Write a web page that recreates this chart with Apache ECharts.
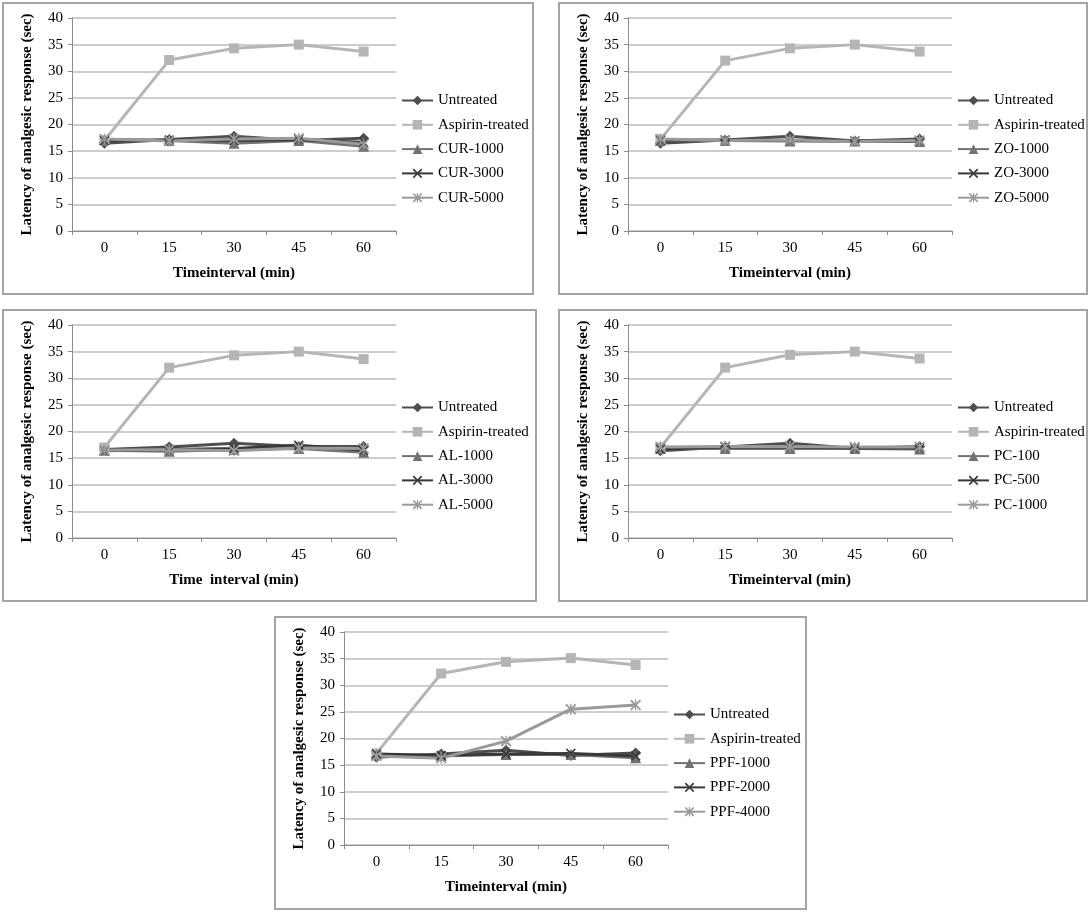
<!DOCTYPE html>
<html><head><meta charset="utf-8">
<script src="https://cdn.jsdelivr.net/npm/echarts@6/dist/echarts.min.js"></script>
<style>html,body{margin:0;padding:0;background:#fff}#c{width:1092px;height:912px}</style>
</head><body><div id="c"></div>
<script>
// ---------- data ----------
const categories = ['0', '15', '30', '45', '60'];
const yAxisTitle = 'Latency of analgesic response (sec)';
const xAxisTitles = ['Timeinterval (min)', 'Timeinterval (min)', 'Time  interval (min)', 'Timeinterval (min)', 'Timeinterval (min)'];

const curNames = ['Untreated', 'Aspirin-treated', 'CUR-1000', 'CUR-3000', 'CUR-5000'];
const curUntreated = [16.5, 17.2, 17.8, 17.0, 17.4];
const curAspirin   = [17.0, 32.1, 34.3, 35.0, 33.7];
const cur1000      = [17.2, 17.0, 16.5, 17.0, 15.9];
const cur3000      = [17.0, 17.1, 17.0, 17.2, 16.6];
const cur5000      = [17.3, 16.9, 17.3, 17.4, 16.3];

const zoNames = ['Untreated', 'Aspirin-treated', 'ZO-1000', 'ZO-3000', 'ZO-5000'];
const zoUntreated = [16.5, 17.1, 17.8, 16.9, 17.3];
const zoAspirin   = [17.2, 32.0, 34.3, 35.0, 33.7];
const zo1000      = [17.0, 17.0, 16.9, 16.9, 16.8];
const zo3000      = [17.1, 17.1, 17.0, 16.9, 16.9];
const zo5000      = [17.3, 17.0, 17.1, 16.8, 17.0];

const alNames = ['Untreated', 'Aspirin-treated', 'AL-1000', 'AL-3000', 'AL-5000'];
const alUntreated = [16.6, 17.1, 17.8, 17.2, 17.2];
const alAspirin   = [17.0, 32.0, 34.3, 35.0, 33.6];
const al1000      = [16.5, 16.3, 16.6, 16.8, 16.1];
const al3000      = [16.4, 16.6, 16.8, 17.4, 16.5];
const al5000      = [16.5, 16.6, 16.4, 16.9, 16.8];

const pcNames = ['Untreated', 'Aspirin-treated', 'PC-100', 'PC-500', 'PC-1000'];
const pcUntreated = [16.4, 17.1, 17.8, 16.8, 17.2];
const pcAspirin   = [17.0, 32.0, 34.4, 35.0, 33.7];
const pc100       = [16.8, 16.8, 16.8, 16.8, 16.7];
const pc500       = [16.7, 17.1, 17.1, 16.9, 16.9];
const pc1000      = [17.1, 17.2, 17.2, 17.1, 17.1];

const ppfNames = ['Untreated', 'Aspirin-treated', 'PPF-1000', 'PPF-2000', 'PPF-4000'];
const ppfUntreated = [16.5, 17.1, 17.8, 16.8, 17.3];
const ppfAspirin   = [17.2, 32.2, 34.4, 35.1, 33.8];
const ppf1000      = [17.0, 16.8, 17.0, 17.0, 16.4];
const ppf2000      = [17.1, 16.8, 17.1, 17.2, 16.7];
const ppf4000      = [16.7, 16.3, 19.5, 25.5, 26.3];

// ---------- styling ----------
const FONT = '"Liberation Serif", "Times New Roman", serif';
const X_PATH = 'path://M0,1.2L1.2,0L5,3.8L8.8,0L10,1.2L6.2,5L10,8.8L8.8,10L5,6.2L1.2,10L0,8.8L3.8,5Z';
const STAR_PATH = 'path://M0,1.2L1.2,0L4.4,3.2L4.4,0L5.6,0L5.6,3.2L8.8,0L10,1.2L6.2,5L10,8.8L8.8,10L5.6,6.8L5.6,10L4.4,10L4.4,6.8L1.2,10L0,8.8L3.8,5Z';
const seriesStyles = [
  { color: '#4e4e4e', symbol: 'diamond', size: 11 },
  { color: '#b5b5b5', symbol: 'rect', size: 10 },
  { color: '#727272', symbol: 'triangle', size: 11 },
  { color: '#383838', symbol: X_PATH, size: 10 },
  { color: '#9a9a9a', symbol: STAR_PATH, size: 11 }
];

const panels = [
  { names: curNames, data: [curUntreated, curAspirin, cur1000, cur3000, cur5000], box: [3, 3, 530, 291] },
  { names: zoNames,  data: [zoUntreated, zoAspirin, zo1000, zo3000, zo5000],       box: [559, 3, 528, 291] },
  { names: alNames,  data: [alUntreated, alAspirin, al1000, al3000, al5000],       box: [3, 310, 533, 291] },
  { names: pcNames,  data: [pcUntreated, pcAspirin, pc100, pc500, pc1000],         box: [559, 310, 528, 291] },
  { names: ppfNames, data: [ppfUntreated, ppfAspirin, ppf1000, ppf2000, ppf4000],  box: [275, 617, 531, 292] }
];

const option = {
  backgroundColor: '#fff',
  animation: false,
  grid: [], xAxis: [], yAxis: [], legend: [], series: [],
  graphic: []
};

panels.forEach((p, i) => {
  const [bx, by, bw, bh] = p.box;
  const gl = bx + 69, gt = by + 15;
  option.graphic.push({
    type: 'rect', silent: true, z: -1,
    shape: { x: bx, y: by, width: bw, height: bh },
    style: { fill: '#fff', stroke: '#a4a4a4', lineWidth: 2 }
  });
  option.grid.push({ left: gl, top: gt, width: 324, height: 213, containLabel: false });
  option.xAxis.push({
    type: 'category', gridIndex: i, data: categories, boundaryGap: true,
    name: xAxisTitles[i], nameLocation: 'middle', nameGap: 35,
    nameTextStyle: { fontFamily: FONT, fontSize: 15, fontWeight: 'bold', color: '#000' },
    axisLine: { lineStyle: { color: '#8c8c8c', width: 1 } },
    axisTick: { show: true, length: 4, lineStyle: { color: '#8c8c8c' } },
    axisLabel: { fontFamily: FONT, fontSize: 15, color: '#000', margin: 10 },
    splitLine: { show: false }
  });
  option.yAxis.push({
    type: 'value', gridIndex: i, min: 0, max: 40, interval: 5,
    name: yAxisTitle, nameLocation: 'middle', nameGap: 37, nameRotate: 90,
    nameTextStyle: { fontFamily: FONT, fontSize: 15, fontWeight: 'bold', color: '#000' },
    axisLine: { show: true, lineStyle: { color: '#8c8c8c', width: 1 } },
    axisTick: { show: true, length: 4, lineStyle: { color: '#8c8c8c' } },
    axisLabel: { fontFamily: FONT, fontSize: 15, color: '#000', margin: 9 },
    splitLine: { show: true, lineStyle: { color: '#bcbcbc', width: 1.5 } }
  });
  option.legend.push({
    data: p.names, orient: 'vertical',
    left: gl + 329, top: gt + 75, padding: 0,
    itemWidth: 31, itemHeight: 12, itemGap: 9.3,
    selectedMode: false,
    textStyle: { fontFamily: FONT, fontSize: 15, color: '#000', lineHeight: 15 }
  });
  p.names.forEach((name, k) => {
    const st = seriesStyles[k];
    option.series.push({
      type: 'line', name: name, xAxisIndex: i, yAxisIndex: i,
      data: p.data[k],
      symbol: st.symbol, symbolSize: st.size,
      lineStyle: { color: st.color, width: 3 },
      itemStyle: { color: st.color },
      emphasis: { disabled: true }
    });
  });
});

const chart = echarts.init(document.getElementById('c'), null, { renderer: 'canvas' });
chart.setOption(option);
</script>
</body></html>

* [Problem to solve]: Every line of text is to be repeated exactly; pictures are left out.

* [Reply]:
Write a web page that recreates this chart with Apache ECharts.
<!DOCTYPE html>
<html><head><meta charset="utf-8">
<script src="https://cdn.jsdelivr.net/npm/echarts@6/dist/echarts.min.js"></script>
<style>html,body{margin:0;padding:0;background:#fff}#c{width:1092px;height:912px}</style>
</head><body><div id="c"></div>
<script>
// ---------- data ----------
const categories = ['0', '15', '30', '45', '60'];
const yAxisTitle = 'Latency of analgesic response (sec)';
const xAxisTitles = ['Timeinterval (min)', 'Timeinterval (min)', 'Time  interval (min)', 'Timeinterval (min)', 'Timeinterval (min)'];

const curNames = ['Untreated', 'Aspirin-treated', 'CUR-1000', 'CUR-3000', 'CUR-5000'];
const curUntreated = [16.5, 17.2, 17.8, 17.0, 17.4];
const curAspirin   = [17.0, 32.1, 34.3, 35.0, 33.7];
const cur1000      = [17.2, 17.0, 16.5, 17.0, 15.9];
const cur3000      = [17.0, 17.1, 17.0, 17.2, 16.6];
const cur5000      = [17.3, 16.9, 17.3, 17.4, 16.3];

const zoNames = ['Untreated', 'Aspirin-treated', 'ZO-1000', 'ZO-3000', 'ZO-5000'];
const zoUntreated = [16.5, 17.1, 17.8, 16.9, 17.3];
const zoAspirin   = [17.2, 32.0, 34.3, 35.0, 33.7];
const zo1000      = [17.0, 17.0, 16.9, 16.9, 16.8];
const zo3000      = [17.1, 17.1, 17.0, 16.9, 16.9];
const zo5000      = [17.3, 17.0, 17.1, 16.8, 17.0];

const alNames = ['Untreated', 'Aspirin-treated', 'AL-1000', 'AL-3000', 'AL-5000'];
const alUntreated = [16.6, 17.1, 17.8, 17.2, 17.2];
const alAspirin   = [17.0, 32.0, 34.3, 35.0, 33.6];
const al1000      = [16.5, 16.3, 16.6, 16.8, 16.1];
const al3000      = [16.4, 16.6, 16.8, 17.4, 16.5];
const al5000      = [16.5, 16.6, 16.4, 16.9, 16.8];

const pcNames = ['Untreated', 'Aspirin-treated', 'PC-100', 'PC-500', 'PC-1000'];
const pcUntreated = [16.4, 17.1, 17.8, 16.8, 17.2];
const pcAspirin   = [17.0, 32.0, 34.4, 35.0, 33.7];
const pc100       = [16.8, 16.8, 16.8, 16.8, 16.7];
const pc500       = [16.7, 17.1, 17.1, 16.9, 16.9];
const pc1000      = [17.1, 17.2, 17.2, 17.1, 17.1];

const ppfNames = ['Untreated', 'Aspirin-treated', 'PPF-1000', 'PPF-2000', 'PPF-4000'];
const ppfUntreated = [16.5, 17.1, 17.8, 16.8, 17.3];
const ppfAspirin   = [17.2, 32.2, 34.4, 35.1, 33.8];
const ppf1000      = [17.0, 16.8, 17.0, 17.0, 16.4];
const ppf2000      = [17.1, 16.8, 17.1, 17.2, 16.7];
const ppf4000      = [16.7, 16.3, 19.5, 25.5, 26.3];

// ---------- styling ----------
const FONT = '"Liberation Serif", "Times New Roman", serif';
const X_PATH = 'path://M0,1.2L1.2,0L5,3.8L8.8,0L10,1.2L6.2,5L10,8.8L8.8,10L5,6.2L1.2,10L0,8.8L3.8,5Z';
const STAR_PATH = 'path://M0,1.2L1.2,0L4.4,3.2L4.4,0L5.6,0L5.6,3.2L8.8,0L10,1.2L6.2,5L10,8.8L8.8,10L5.6,6.8L5.6,10L4.4,10L4.4,6.8L1.2,10L0,8.8L3.8,5Z';
const seriesStyles = [
  { color: '#4e4e4e', symbol: 'diamond', size: 11 },
  { color: '#b5b5b5', symbol: 'rect', size: 10 },
  { color: '#727272', symbol: 'triangle', size: 11 },
  { color: '#383838', symbol: X_PATH, size: 10 },
  { color: '#9a9a9a', symbol: STAR_PATH, size: 11 }
];

const panels = [
  { names: curNames, data: [curUntreated, curAspirin, cur1000, cur3000, cur5000], box: [3, 3, 530, 291] },
  { names: zoNames,  data: [zoUntreated, zoAspirin, zo1000, zo3000, zo5000],       box: [559, 3, 528, 291] },
  { names: alNames,  data: [alUntreated, alAspirin, al1000, al3000, al5000],       box: [3, 310, 533, 291] },
  { names: pcNames,  data: [pcUntreated, pcAspirin, pc100, pc500, pc1000],         box: [559, 310, 528, 291] },
  { names: ppfNames, data: [ppfUntreated, ppfAspirin, ppf1000, ppf2000, ppf4000],  box: [275, 617, 531, 292] }
];

const option = {
  backgroundColor: '#fff',
  animation: false,
  grid: [], xAxis: [], yAxis: [], legend: [], series: [],
  graphic: []
};

panels.forEach((p, i) => {
  const [bx, by, bw, bh] = p.box;
  const gl = bx + 69, gt = by + 15;
  option.graphic.push({
    type: 'rect', silent: true, z: -1,
    shape: { x: bx, y: by, width: bw, height: bh },
    style: { fill: '#fff', stroke: '#a4a4a4', lineWidth: 2 }
  });
  option.grid.push({ left: gl, top: gt, width: 324, height: 213, containLabel: false });
  option.xAxis.push({
    type: 'category', gridIndex: i, data: categories, boundaryGap: true,
    name: xAxisTitles[i], nameLocation: 'middle', nameGap: 35,
    nameTextStyle: { fontFamily: FONT, fontSize: 15, fontWeight: 'bold', color: '#000' },
    axisLine: { lineStyle: { color: '#8c8c8c', width: 1 } },
    axisTick: { show: true, length: 4, lineStyle: { color: '#8c8c8c' } },
    axisLabel: { fontFamily: FONT, fontSize: 15, color: '#000', margin: 10 },
    splitLine: { show: false }
  });
  option.yAxis.push({
    type: 'value', gridIndex: i, min: 0, max: 40, interval: 5,
    name: yAxisTitle, nameLocation: 'middle', nameGap: 37, nameRotate: 90,
    nameTextStyle: { fontFamily: FONT, fontSize: 15, fontWeight: 'bold', color: '#000' },
    axisLine: { show: true, lineStyle: { color: '#8c8c8c', width: 1 } },
    axisTick: { show: true, length: 4, lineStyle: { color: '#8c8c8c' } },
    axisLabel: { fontFamily: FONT, fontSize: 15, color: '#000', margin: 9 },
    splitLine: { show: true, lineStyle: { color: '#bcbcbc', width: 1.5 } }
  });
  option.legend.push({
    data: p.names, orient: 'vertical',
    left: gl + 329, top: gt + 75, padding: 0,
    itemWidth: 31, itemHeight: 12, itemGap: 9.3,
    selectedMode: false,
    textStyle: { fontFamily: FONT, fontSize: 15, color: '#000', lineHeight: 15 }
  });
  p.names.forEach((name, k) => {
    const st = seriesStyles[k];
    option.series.push({
      type: 'line', name: name, xAxisIndex: i, yAxisIndex: i,
      data: p.data[k],
      symbol: st.symbol, symbolSize: st.size,
      lineStyle: { color: st.color, width: 3 },
      itemStyle: { color: st.color },
      emphasis: { disabled: true }
    });
  });
});

const chart = echarts.init(document.getElementById('c'), null, { renderer: 'canvas' });
chart.setOption(option);
</script>
</body></html>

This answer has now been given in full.